> **DIRECTION**: List all lines of the data that include the string "this".

> **DATASET RECORDS**:
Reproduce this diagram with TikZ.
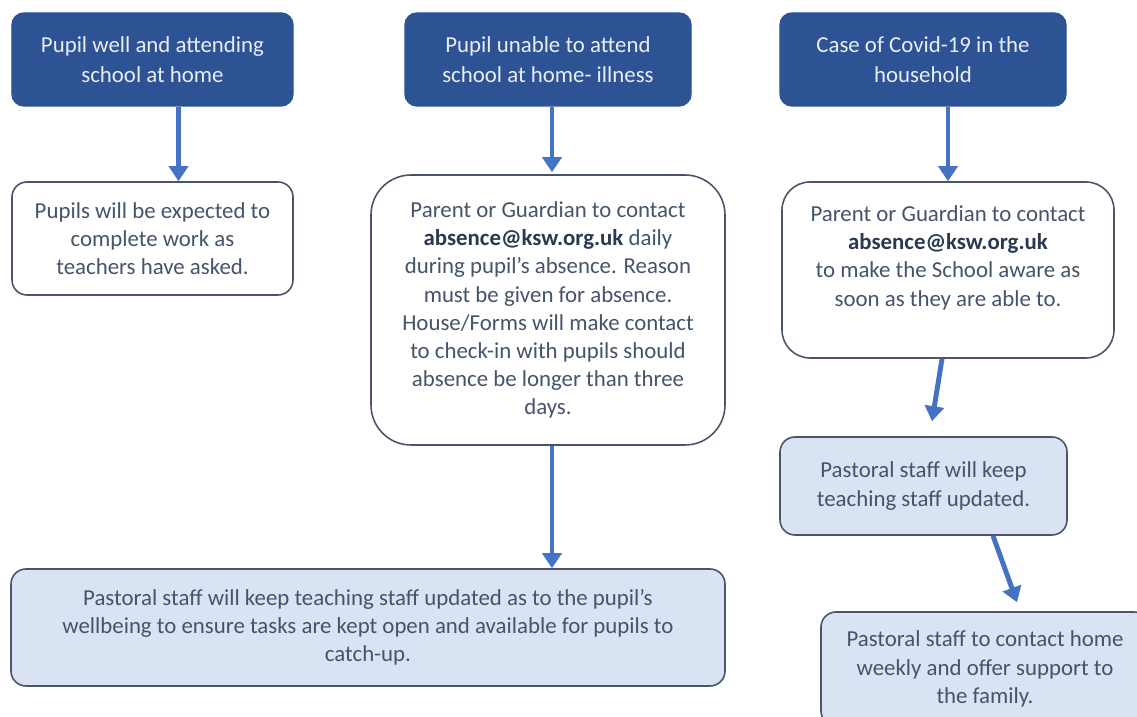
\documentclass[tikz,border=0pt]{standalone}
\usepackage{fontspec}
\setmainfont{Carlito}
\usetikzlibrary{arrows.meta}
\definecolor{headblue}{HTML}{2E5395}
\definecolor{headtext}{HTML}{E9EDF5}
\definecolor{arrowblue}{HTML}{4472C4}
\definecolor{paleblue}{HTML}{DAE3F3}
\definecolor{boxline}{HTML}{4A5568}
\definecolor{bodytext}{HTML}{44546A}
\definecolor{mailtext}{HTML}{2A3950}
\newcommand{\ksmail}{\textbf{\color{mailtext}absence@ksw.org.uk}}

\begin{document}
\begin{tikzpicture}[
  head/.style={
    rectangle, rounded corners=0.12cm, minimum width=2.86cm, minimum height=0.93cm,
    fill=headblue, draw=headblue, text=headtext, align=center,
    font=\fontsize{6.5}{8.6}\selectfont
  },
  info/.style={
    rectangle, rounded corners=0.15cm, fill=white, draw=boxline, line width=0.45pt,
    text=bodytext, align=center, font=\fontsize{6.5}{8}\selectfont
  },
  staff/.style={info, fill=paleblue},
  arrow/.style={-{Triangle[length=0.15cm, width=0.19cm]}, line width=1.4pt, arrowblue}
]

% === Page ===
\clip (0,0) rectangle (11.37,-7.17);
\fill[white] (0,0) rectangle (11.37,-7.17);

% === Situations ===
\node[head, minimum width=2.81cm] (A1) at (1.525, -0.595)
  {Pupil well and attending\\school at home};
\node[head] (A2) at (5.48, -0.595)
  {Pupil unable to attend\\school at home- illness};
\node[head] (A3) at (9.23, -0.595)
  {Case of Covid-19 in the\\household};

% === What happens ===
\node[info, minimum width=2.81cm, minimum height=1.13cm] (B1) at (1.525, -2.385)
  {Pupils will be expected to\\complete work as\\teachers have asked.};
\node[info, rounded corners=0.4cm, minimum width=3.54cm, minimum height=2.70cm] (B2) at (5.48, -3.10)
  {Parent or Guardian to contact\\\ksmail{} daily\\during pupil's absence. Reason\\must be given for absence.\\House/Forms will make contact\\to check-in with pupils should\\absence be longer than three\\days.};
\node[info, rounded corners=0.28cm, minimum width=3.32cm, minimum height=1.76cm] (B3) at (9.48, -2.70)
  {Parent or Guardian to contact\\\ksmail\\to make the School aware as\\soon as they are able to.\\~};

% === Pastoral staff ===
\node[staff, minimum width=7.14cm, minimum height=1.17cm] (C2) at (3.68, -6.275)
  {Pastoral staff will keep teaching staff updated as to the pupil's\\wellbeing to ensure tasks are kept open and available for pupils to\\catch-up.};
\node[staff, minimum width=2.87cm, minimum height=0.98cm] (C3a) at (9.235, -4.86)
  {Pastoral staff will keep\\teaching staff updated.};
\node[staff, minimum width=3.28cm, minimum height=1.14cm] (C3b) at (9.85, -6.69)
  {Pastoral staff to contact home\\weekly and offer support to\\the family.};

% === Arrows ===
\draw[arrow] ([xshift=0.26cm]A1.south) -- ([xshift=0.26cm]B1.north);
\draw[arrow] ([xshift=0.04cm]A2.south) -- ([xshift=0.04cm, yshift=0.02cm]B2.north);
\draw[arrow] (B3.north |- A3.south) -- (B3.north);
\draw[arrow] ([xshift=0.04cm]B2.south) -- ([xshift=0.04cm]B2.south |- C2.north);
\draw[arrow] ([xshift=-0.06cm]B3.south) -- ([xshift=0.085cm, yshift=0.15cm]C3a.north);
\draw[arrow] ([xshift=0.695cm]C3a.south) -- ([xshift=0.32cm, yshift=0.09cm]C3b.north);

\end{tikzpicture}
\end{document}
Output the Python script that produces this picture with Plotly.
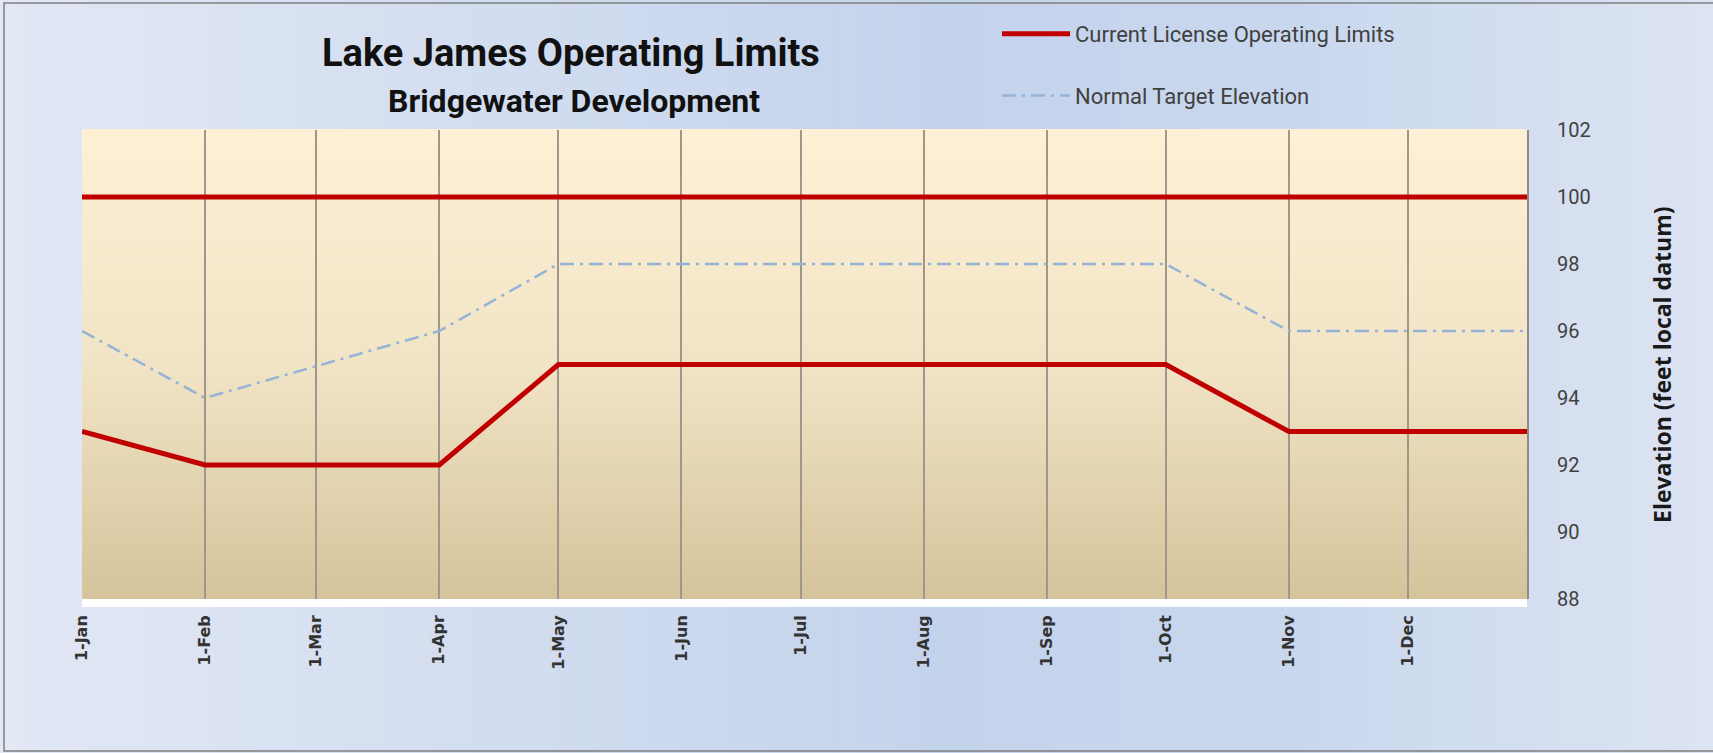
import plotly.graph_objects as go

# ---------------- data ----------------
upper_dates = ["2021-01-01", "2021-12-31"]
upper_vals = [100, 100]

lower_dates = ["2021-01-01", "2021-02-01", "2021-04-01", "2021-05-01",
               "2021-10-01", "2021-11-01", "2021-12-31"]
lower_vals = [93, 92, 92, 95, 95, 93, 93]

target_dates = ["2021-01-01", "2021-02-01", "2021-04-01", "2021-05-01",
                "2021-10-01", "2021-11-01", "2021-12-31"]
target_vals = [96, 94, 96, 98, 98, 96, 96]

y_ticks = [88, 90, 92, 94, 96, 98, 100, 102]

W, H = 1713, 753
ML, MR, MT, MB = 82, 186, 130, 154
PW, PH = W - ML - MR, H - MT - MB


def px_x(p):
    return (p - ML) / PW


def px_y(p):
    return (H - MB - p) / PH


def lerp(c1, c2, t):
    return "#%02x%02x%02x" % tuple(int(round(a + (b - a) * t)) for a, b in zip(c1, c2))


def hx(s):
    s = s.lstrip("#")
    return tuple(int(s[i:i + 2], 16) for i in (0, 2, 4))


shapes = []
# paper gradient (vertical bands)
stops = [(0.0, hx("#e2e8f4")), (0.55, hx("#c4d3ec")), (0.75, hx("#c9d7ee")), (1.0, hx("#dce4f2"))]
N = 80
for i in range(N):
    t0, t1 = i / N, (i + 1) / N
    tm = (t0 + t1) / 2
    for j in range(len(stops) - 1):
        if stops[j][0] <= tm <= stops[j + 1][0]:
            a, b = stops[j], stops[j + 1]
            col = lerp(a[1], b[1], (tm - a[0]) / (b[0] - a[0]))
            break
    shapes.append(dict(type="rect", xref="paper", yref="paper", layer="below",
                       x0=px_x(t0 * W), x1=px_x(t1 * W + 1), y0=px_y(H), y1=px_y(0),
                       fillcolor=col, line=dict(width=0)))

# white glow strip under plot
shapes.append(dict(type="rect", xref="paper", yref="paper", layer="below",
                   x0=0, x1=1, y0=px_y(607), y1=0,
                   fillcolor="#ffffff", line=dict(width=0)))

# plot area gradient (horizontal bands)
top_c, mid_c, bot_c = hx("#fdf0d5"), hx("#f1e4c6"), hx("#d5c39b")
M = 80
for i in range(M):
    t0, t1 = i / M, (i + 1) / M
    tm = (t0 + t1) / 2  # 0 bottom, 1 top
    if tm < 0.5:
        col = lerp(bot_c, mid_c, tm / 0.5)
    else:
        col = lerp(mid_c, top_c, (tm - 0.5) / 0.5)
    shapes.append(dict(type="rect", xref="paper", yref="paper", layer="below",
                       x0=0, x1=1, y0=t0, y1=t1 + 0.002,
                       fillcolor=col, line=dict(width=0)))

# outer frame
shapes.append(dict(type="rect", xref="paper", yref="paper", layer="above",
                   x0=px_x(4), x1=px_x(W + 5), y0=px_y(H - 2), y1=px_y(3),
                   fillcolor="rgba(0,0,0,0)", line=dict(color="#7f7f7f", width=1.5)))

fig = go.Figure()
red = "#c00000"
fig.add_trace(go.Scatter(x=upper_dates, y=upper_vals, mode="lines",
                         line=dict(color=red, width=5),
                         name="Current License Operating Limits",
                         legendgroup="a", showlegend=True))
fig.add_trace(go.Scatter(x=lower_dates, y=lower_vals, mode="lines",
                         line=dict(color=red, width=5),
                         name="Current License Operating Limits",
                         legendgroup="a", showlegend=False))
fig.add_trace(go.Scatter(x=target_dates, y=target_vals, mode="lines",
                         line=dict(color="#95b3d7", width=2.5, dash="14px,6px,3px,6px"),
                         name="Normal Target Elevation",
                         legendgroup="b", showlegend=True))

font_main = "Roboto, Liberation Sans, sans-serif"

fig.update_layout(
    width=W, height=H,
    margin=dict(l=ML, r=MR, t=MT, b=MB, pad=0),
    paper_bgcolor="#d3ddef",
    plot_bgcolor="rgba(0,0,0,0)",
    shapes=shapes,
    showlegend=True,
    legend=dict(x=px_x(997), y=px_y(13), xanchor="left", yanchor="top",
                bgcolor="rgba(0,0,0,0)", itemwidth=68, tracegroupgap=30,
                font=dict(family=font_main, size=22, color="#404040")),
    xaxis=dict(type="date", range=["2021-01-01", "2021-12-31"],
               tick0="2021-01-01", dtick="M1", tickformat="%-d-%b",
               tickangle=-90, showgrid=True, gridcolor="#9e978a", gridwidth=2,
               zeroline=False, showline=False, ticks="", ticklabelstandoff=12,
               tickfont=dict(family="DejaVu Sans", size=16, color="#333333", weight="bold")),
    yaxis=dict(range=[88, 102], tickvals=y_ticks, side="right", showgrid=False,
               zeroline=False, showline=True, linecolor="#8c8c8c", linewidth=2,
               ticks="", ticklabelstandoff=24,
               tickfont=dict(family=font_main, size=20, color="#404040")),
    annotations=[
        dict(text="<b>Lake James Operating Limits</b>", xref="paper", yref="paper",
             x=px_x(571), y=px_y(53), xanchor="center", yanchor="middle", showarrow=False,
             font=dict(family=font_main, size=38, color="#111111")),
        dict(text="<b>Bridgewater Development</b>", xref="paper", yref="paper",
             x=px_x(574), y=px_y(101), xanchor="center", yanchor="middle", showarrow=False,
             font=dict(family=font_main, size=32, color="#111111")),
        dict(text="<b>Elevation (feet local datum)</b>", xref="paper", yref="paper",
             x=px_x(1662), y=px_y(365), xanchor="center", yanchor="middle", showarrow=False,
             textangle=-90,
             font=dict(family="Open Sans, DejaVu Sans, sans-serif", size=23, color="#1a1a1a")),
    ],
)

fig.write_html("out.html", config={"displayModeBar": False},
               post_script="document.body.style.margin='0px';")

> **RESPONSE**:
Reproduce this diagram with TikZ.
Output the Python script that produces this picture with Plotly.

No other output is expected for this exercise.